• Given request
Copy out the listing exactly.
--------------------
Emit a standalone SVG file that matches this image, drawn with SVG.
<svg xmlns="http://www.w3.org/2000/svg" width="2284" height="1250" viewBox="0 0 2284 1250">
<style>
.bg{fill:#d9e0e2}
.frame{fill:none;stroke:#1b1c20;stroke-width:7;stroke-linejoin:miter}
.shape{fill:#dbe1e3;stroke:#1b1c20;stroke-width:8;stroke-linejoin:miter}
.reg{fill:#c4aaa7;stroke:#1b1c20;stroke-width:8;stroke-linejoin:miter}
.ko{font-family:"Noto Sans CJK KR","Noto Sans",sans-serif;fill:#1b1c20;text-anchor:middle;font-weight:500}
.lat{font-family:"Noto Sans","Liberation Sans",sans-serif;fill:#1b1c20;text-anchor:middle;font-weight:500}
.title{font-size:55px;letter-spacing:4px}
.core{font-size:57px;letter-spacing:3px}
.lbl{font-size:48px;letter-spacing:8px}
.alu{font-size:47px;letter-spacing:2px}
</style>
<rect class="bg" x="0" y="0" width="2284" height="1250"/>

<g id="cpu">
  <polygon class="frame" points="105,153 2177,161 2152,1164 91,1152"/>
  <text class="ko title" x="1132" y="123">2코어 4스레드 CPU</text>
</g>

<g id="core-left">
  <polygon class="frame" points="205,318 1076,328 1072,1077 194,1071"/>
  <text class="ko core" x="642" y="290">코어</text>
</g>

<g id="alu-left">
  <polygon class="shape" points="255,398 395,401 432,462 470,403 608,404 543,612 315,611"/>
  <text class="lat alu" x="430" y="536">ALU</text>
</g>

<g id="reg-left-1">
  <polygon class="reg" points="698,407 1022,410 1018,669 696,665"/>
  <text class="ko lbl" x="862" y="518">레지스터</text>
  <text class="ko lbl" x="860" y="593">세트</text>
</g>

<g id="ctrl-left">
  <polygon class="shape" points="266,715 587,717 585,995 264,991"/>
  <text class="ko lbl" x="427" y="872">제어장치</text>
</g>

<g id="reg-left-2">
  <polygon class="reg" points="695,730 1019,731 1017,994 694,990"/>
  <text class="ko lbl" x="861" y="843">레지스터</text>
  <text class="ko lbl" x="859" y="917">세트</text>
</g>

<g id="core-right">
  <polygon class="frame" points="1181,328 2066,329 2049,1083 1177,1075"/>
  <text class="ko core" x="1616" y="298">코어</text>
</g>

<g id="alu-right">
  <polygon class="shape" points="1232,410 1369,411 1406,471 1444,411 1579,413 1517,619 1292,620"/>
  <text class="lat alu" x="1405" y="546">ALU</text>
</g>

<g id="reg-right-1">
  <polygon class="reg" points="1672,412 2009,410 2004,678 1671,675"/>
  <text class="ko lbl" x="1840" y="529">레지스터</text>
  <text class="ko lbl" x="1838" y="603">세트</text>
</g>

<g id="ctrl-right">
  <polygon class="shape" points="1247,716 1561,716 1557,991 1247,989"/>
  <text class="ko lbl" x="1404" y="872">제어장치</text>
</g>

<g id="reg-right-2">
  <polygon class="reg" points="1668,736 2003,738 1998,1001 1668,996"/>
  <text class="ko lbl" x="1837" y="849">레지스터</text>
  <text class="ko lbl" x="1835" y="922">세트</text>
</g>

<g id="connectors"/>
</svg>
--------------------
• Written response
Emit a standalone SVG file that matches this image, drawn with SVG.
<svg xmlns="http://www.w3.org/2000/svg" width="2284" height="1250" viewBox="0 0 2284 1250">
<style>
.bg{fill:#d9e0e2}
.frame{fill:none;stroke:#1b1c20;stroke-width:7;stroke-linejoin:miter}
.shape{fill:#dbe1e3;stroke:#1b1c20;stroke-width:8;stroke-linejoin:miter}
.reg{fill:#c4aaa7;stroke:#1b1c20;stroke-width:8;stroke-linejoin:miter}
.ko{font-family:"Noto Sans CJK KR","Noto Sans",sans-serif;fill:#1b1c20;text-anchor:middle;font-weight:500}
.lat{font-family:"Noto Sans","Liberation Sans",sans-serif;fill:#1b1c20;text-anchor:middle;font-weight:500}
.title{font-size:55px;letter-spacing:4px}
.core{font-size:57px;letter-spacing:3px}
.lbl{font-size:48px;letter-spacing:8px}
.alu{font-size:47px;letter-spacing:2px}
</style>
<rect class="bg" x="0" y="0" width="2284" height="1250"/>

<g id="cpu">
  <polygon class="frame" points="105,153 2177,161 2152,1164 91,1152"/>
  <text class="ko title" x="1132" y="123">2코어 4스레드 CPU</text>
</g>

<g id="core-left">
  <polygon class="frame" points="205,318 1076,328 1072,1077 194,1071"/>
  <text class="ko core" x="642" y="290">코어</text>
</g>

<g id="alu-left">
  <polygon class="shape" points="255,398 395,401 432,462 470,403 608,404 543,612 315,611"/>
  <text class="lat alu" x="430" y="536">ALU</text>
</g>

<g id="reg-left-1">
  <polygon class="reg" points="698,407 1022,410 1018,669 696,665"/>
  <text class="ko lbl" x="862" y="518">레지스터</text>
  <text class="ko lbl" x="860" y="593">세트</text>
</g>

<g id="ctrl-left">
  <polygon class="shape" points="266,715 587,717 585,995 264,991"/>
  <text class="ko lbl" x="427" y="872">제어장치</text>
</g>

<g id="reg-left-2">
  <polygon class="reg" points="695,730 1019,731 1017,994 694,990"/>
  <text class="ko lbl" x="861" y="843">레지스터</text>
  <text class="ko lbl" x="859" y="917">세트</text>
</g>

<g id="core-right">
  <polygon class="frame" points="1181,328 2066,329 2049,1083 1177,1075"/>
  <text class="ko core" x="1616" y="298">코어</text>
</g>

<g id="alu-right">
  <polygon class="shape" points="1232,410 1369,411 1406,471 1444,411 1579,413 1517,619 1292,620"/>
  <text class="lat alu" x="1405" y="546">ALU</text>
</g>

<g id="reg-right-1">
  <polygon class="reg" points="1672,412 2009,410 2004,678 1671,675"/>
  <text class="ko lbl" x="1840" y="529">레지스터</text>
  <text class="ko lbl" x="1838" y="603">세트</text>
</g>

<g id="ctrl-right">
  <polygon class="shape" points="1247,716 1561,716 1557,991 1247,989"/>
  <text class="ko lbl" x="1404" y="872">제어장치</text>
</g>

<g id="reg-right-2">
  <polygon class="reg" points="1668,736 2003,738 1998,1001 1668,996"/>
  <text class="ko lbl" x="1837" y="849">레지스터</text>
  <text class="ko lbl" x="1835" y="922">세트</text>
</g>

<g id="connectors"/>
</svg>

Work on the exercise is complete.